• **Data lines**
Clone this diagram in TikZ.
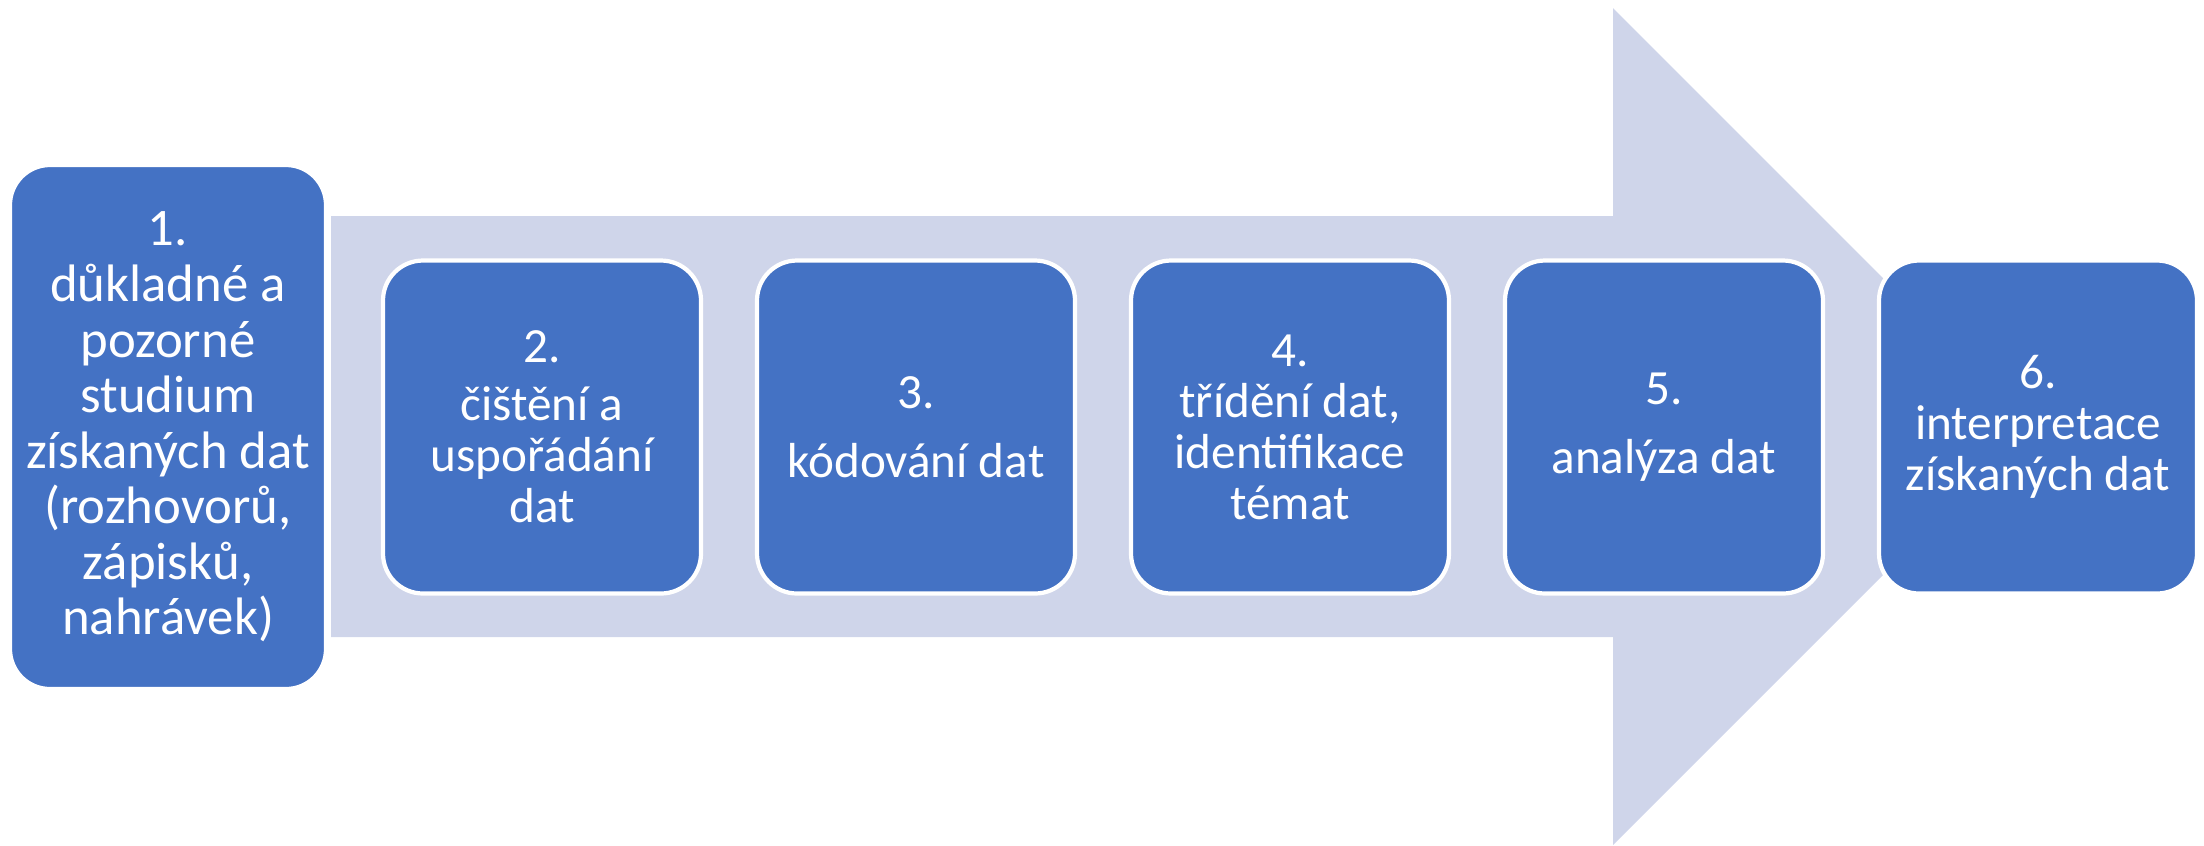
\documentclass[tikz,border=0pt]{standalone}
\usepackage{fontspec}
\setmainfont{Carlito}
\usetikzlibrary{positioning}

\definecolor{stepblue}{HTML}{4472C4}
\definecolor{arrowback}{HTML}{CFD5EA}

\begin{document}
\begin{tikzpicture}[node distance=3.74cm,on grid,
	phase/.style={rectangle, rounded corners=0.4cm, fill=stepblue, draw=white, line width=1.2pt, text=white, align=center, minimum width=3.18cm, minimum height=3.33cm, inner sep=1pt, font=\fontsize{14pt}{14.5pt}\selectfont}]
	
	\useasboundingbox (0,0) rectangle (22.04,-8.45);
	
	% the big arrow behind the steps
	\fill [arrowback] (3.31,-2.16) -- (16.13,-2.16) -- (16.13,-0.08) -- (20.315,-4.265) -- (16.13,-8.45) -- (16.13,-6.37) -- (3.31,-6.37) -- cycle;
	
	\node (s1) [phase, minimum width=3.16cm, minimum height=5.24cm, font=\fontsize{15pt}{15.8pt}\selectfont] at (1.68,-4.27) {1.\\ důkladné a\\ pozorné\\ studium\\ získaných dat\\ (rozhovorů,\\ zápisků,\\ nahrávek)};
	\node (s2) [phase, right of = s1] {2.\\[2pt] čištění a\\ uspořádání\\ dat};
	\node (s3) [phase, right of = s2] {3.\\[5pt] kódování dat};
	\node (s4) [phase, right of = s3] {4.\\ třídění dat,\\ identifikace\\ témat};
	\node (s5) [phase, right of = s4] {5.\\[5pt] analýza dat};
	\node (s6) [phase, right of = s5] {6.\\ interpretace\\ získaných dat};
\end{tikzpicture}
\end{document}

• **Set exercise**
Extract all the data above exactly, excluding every picture.

• **Correct result**
Clone this diagram in TikZ.
\documentclass[tikz,border=0pt]{standalone}
\usepackage{fontspec}
\setmainfont{Carlito}
\usetikzlibrary{positioning}

\definecolor{stepblue}{HTML}{4472C4}
\definecolor{arrowback}{HTML}{CFD5EA}

\begin{document}
\begin{tikzpicture}[node distance=3.74cm,on grid,
	phase/.style={rectangle, rounded corners=0.4cm, fill=stepblue, draw=white, line width=1.2pt, text=white, align=center, minimum width=3.18cm, minimum height=3.33cm, inner sep=1pt, font=\fontsize{14pt}{14.5pt}\selectfont}]
	
	\useasboundingbox (0,0) rectangle (22.04,-8.45);
	
	% the big arrow behind the steps
	\fill [arrowback] (3.31,-2.16) -- (16.13,-2.16) -- (16.13,-0.08) -- (20.315,-4.265) -- (16.13,-8.45) -- (16.13,-6.37) -- (3.31,-6.37) -- cycle;
	
	\node (s1) [phase, minimum width=3.16cm, minimum height=5.24cm, font=\fontsize{15pt}{15.8pt}\selectfont] at (1.68,-4.27) {1.\\ důkladné a\\ pozorné\\ studium\\ získaných dat\\ (rozhovorů,\\ zápisků,\\ nahrávek)};
	\node (s2) [phase, right of = s1] {2.\\[2pt] čištění a\\ uspořádání\\ dat};
	\node (s3) [phase, right of = s2] {3.\\[5pt] kódování dat};
	\node (s4) [phase, right of = s3] {4.\\ třídění dat,\\ identifikace\\ témat};
	\node (s5) [phase, right of = s4] {5.\\[5pt] analýza dat};
	\node (s6) [phase, right of = s5] {6.\\ interpretace\\ získaných dat};
\end{tikzpicture}
\end{document}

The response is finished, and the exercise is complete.